New START and Obama’s Mysterious Trip to Russia

July 14, 2010 04:04


Documents suggest that the Russian or U.S. position on New START could have been affected by the activities of the Russian intelligence agents. Still, Sen. Lugar remains completely devoted to negotiations, agreements and a close relationship with Putin’s Russia. While he posted an attack on Romney for opposing the New START, a search of Lugar’s website finds no demands for any investigations to determine what influence the Russian intelligence operations may have had on the final terms in the treaty.

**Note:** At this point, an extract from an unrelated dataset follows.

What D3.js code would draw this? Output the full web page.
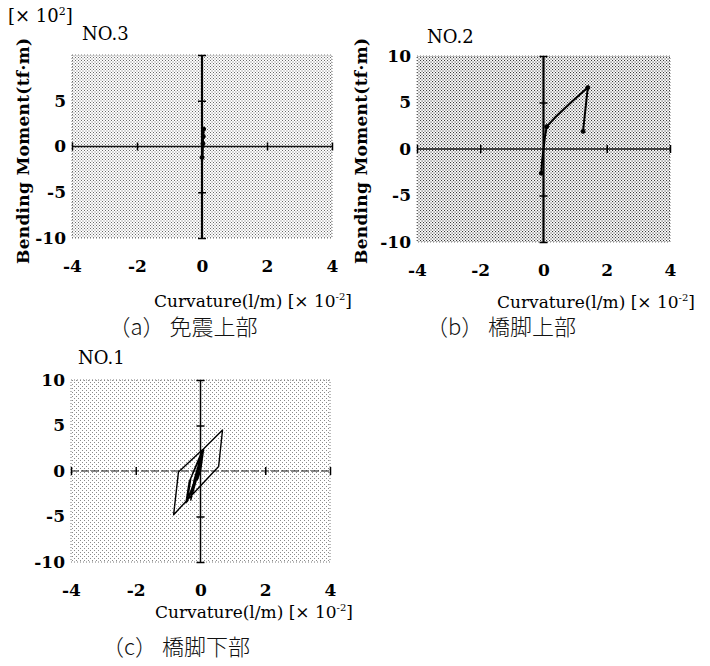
<!DOCTYPE html>
<html><head><meta charset="utf-8">
<script src="https://cdn.jsdelivr.net/npm/d3@7/dist/d3.min.js"></script>
<style>body{margin:0;background:#fff}svg{display:block}</style>
</head><body>
<svg id="c" width="710" height="666"></svg>
<script>
// ---- data ----
const xTicks = [-4, -2, 0, 2, 4];
const yTicksA = [5, 0, -5, -10];
const yTicksBC = [10, 5, 0, -5, -10];
const crossXTicks = [-4, -2, 2, 4];
const crossYTicks = [10, 5, -5, -10];
// NO.3 (a) curvature, moment
const curvA = [0.0, 0.03, 0.05, 0.04, 0.02, 0.0, 0.0, 0.02, 0.03];
const momA  = [0.0, 1.0, 1.9, 1.1, 0.0, -1.2, -1.6, -0.8, 0.3];
const markA = [[0.05, 1.9], [0.04, 1.1], [0.0, -1.2], [0.03, 0.3]];
// NO.2 (b)
const curvB = [-0.07, -0.05, 0.0, 0.05, 0.1, 0.4, 0.9, 1.4, 1.25];
const momB  = [-2.6, -1.5, 0.0, 1.4, 2.4, 3.5, 5.1, 6.6, 1.9];
const markB = [[-0.07, -2.6], [0.1, 2.4], [1.4, 6.6], [1.25, 1.9]];
// NO.1 (c)
const curvC = [0.0, 0.05, 0.08, 0.0, -0.25, -0.3, -0.2, 0.05, 0.1, -0.05, -0.4, -0.45, -0.35, 0.06,
               0.68, 0.56, -0.83, -0.68, 0.05, -0.05, -0.4, -0.3, 0.05, -0.1, -0.3, -0.15, 0.02, -0.1, 0.0];
const momC  = [0.0, 1.2, 2.0, 0.6, -2.5, -3.2, -1.0, 2.1, 2.3, 0.4, -3.3, -3.5, -1.2, 2.3,
               4.5, 0.5, -4.8, -0.1, 2.3, 0.2, -3.2, -0.8, 2.0, -0.5, -2.8, -0.5, 1.5, -1.0, 0.0];
const labels = {
  xLabel: "Curvature(l/m) [\u00d7 10",
  yLabel: "Bending  Moment(tf\u00b7m)",
  capA: "\uff08a\uff09 免震上部",
  capB: "\uff08b\uff09 橋脚上部",
  capC: "\uff08c\uff09 橋脚下部"
};

const svg = d3.select("#c");
const defs = svg.append("defs");
function pattern(id, size, color, r) {
  const p = defs.append("pattern").attr("id", id).attr("patternUnits", "userSpaceOnUse")
    .attr("width", size).attr("height", size);
  p.append("rect").attr("x", 0).attr("y", 0).attr("width", r).attr("height", r).attr("fill", color);
  p.append("rect").attr("x", size / 2).attr("y", size / 2).attr("width", r).attr("height", r).attr("fill", color);
}
pattern("pa", 3, "#6a6a6a", 1);
pattern("pb", 3, "#3a3a3a", 1.1);
pattern("pc", 4, "#8a8a8a", 1);

const serif = "'DejaVu Serif','Liberation Serif',serif";

function panel(o) {
  const x = d3.scaleLinear().domain([-4, 4]).range([o.x0, o.x1]);
  const y = d3.scaleLinear().domain([-10, 10]).range([o.yb, o.yt]);
  const g = svg.append("g");
  g.append("rect").attr("x", o.x0).attr("y", o.yt).attr("width", o.x1 - o.x0).attr("height", o.yb - o.yt)
    .attr("fill", "url(#" + o.pat + ")").attr("stroke", "#777").attr("stroke-width", 1).attr("stroke-dasharray", "1,2");

  // tick labels via axes
  const bx = g.append("g").attr("transform", `translate(0,${o.yb})`)
    .call(d3.axisBottom(x).tickValues(xTicks).tickSize(0).tickPadding(22).tickFormat(d3.format("d")));
  bx.select(".domain").remove();
  bx.selectAll("text").attr("font-family", serif).attr("font-size", 17).attr("font-weight", "bold").attr("fill", "#000")
    .text(d => d < 0 ? "-" + Math.abs(d) : d);
  const ly = g.append("g").attr("transform", `translate(${o.x0 - 4},0)`)
    .call(d3.axisLeft(y).tickValues(o.yTicks).tickSize(0).tickPadding(2));
  ly.select(".domain").remove();
  ly.selectAll("text").attr("font-family", serif).attr("font-size", 17).attr("font-weight", "bold").attr("fill", "#000")
    .text(d => d < 0 ? "-" + Math.abs(d) : d);

  // zero-crossing axes
  const hx = g.append("g").attr("transform", `translate(0,${y(0)})`)
    .call(d3.axisBottom(x).tickValues(crossXTicks).tickSize(4).tickFormat(""));
  hx.select(".domain").attr("d", `M${o.x0},0H${o.x1}`).attr("stroke", "#111").attr("stroke-width", o.hw)
    .attr("stroke-dasharray", o.hdash || null);
  hx.selectAll(".tick line").attr("y1", -4).attr("y2", 4).attr("stroke", "#000").attr("stroke-width", 1.5);
  const vy = g.append("g").attr("transform", `translate(${x(0)},0)`)
    .call(d3.axisLeft(y).tickValues(crossYTicks).tickSize(4).tickFormat(""));
  vy.select(".domain").attr("d", `M0,${o.yt}V${o.yb}`).attr("stroke", "#000").attr("stroke-width", o.vw);
  vy.selectAll(".tick line").attr("x1", -4).attr("x2", 4).attr("stroke", "#000").attr("stroke-width", 1.5);

  // data
  const pts = o.cx.map((c, i) => [c, o.my[i]]);
  g.append("path").datum(pts)
    .attr("d", d3.line().x(d => x(d[0])).y(d => y(d[1])))
    .attr("fill", "none").attr("stroke", "#000").attr("stroke-width", o.dw).attr("stroke-linejoin", "round");
  if (o.marks) g.selectAll(null).data(o.marks).join("circle")
    .attr("cx", d => x(d[0])).attr("cy", d => y(d[1])).attr("r", 2)
    .attr("fill", "#000").attr("stroke", "#000").attr("stroke-width", 1);

  // title
  g.append("text").attr("x", o.nx).attr("y", o.ny).attr("font-family", serif).attr("font-size", 18)
    .attr("fill", "#000").text(o.no);
  // x label
  const xl = g.append("text").attr("x", o.xlx).attr("y", o.xly).attr("font-family", serif).attr("font-size", 17)
    .attr("fill", "#000").attr("text-anchor", "end");
  xl.append("tspan").text(labels.xLabel);
  xl.append("tspan").attr("font-size", 10).attr("dy", -7).text("-2");
  xl.append("tspan").attr("dy", 7).text("]");
  if (o.ylx) {
    g.append("text").attr("transform", `translate(${o.ylx},${o.yly}) rotate(-90)`)
      .attr("font-family", serif).attr("font-size", 17).attr("font-weight", "bold").attr("fill", "#000")
      .attr("text-anchor", "start").attr("textLength", 226).text(labels.yLabel);
  }
  g.append("text").attr("x", o.capx).attr("y", o.capy).attr("font-family", "'Noto Sans CJK JP',sans-serif")
    .attr("font-size", 22).attr("font-weight", 300).attr("fill", "#111").attr("text-anchor", "middle").text(o.cap);
  return {x, y};
}

panel({x0: 72, x1: 332, yt: 55, yb: 238, pat: "pa", yTicks: yTicksA, hw: 1.6, vw: 2.2, dw: 2,
  cx: curvA, my: momA, marks: markA, no: "NO.3", nx: 82, ny: 40,
  xlx: 352, xly: 307, ylx: 29, yly: 264, cap: labels.capA, capx: 183, capy: 335});
panel({x0: 417, x1: 670, yt: 56, yb: 242, pat: "pb", yTicks: yTicksBC, hw: 1.6, vw: 2.2, dw: 2,
  cx: curvB, my: momB, marks: markB, no: "NO.2", nx: 427, ny: 43,
  xlx: 695, xly: 308, ylx: 367, yly: 264, cap: labels.capB, capx: 501, capy: 335});
panel({x0: 71, x1: 330, yt: 380, yb: 562, pat: "pc", yTicks: yTicksBC, hw: 1.2, hdash: "8,2", vw: 1.5, dw: 1.4,
  cx: curvC, my: momC, marks: null, no: "NO.1", nx: 78, ny: 364,
  xlx: 353, xly: 618, ylx: null, cap: labels.capC, capx: 176, capy: 655});

// [x10^2] multiplier
const m = svg.append("text").attr("x", 8).attr("y", 22).attr("font-family", serif).attr("font-size", 18)
  .attr("fill", "#000");
m.append("tspan").text("[\u00d7 10");
m.append("tspan").attr("font-size", 11).attr("dy", -7).text("2");
m.append("tspan").attr("dy", 7).text("]");
</script>
</body></html>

By Cliff Kincaid at Accuracy In Media

When 2008 GOP presidential candidate Mitt Romney attacked President Obama’s new arms treaty with Russia as a dangerous trap, Republican Senator Richard Lugar came to the defense of the Democratic president and attacked Romney as “misinformed.” But Lugar’s desperate effort to save Obama’s controversial treaty, whose passage has been badly damaged by revelations of Russian spying, doesn’t come as much of a surprise. Lugar, one of the leading globalists in the Senate, was a mentor for then-Senator Barack Obama during a controversial three-day visit they made to Russia and Eastern Europe in 2005.

During the visit, Russian authorities detained Obama and Lugar, threatened to search their plane, and examined their passports. Strangely, an official report from Lugar’s office about the trip ignored the incident.

Not only is Lugar very close to Obama, one of his key congressional staffers is Carl Meacham, who used to work for Senate Democratic Leader Harry Reid.

The push for ratification of the New Strategic Arms Reduction Treaty (New START), which requires 67 votes for passage, has been complicated by the recent arrests—and quick release—of 10 Russian agents acting on behalf of the SVR, the Russian foreign intelligence service which serves as the successor to the old Soviet KGB. The Hill newspaper noted that court documents in the case demonstrated that agents “were asked by Moscow to collect information about the treaty” in advance of a 2009 trip by Obama to Russia, during which the new President “called on Moscow to stop viewing America as an adversary,” as the British publication the Guardian put it.

One document in the spy case reveals that Moscow had “requested information on the U.S. position with respect to a new Strategic Arms Limitation Treaty, Afghanistan, and Iran’s nuclear weapons program.” It said Russian agents were directed to obtain information on “[Russia] policy team members,” but the names of four Obama Administration officials who were targeted in this effort were deleted.

The document says Moscow also wanted its agents to obtain information from sources “close to State Department, government, major think tanks.”

One of the documents says the Russians were interested in sources “who are in, or able to infiltrate, United States policy-making circles,” and that one of the Russian agents “met with an employee of the U.S. Government with regard to nuclear weapons research.”

The documents suggest that the Russian or U.S. position on New START could have been affected by the activities of the Russian intelligence agents.

Lugar favors the controversial treaty with Russia, but has also adopted a left-wing approach to relations with Communist Cuba, having issued a report (PDF) in 2009 urging the abandonment of the bipartisan policy of isolating and using economic sanctions against the terror-supporting dictatorship. The report was written by Meacham, who is officially in charge of Latin American affairs at the Senate Foreign Relations Committee.

A frequent traveler to Russia and the old Soviet Union, Lugar is one of the most left-wing Republican U.S. senators on foreign policy issues, having proudly accepted campaign contributions from the pro-world government group, Citizens for Global Solutions (CGS). Lugar even gave the group an interview, advocating passage of another treaty, the United Nations Convention on the Law of the Sea.

The CGS, which changed its name from World Federalist Association, is targeting Tennessee Republican Senator Bob Corker as a possible vote for the new Russian treaty. A vote could come in the next two weeks.